Egyptian mythology is frequently presented as a neat hierarchy of gods with clear job titles, but the original tradition spans thousands of years and many regions. Pop culture tends to spotlight the most visually iconic elements: Anubis as a jackal headed guide, Ra as the sun, and the weighing of the heart against a feather. That famous judgment scene is rooted in the idea of maat, a concept of truth, balance, and proper order. When a film turns it into a simple good versus evil courtroom, it loses some nuance, but it keeps the memorable image that makes the myth stick.
Modern creators also blend traditions. A single fantasy setting might place Greek Olympians beside Norse aesir and Egyptian gods, even though these pantheons were never meant to share a map. That mashup can be fun, but it can also blur what belongs where. A helpful quiz mindset is to look for signature clues: Odin is associated with ravens, a spear, and the pursuit of wisdom; Zeus with thunder and kingship; Isis with protection and powerful magic; and Hermes with travel and boundaries. When you spot those motifs, you can often trace the character back to older sources, even if the name, costume, or personality has been updated.

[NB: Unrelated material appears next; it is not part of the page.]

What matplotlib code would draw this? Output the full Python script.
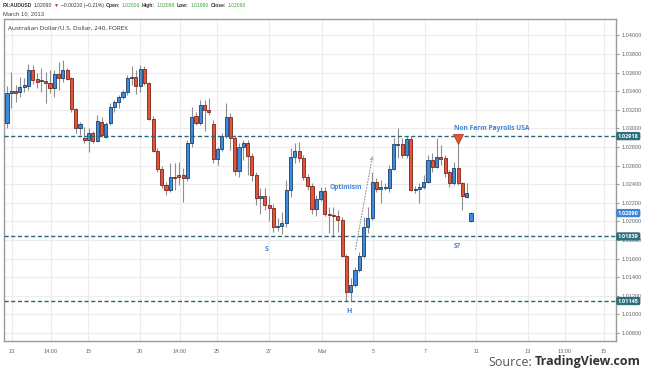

The best adaptations do not aim for perfect accuracy. They aim for resonance. Myths survive because they can be retold to match new fears and new hopes, whether that means a superhero grappling with responsibility, a game hero trying to escape the underworld, or a TV drama reframing a monster as misunderstood. Knowing the ancient essentials makes the remix more enjoyable, because you can recognize both the original melody and the clever changes.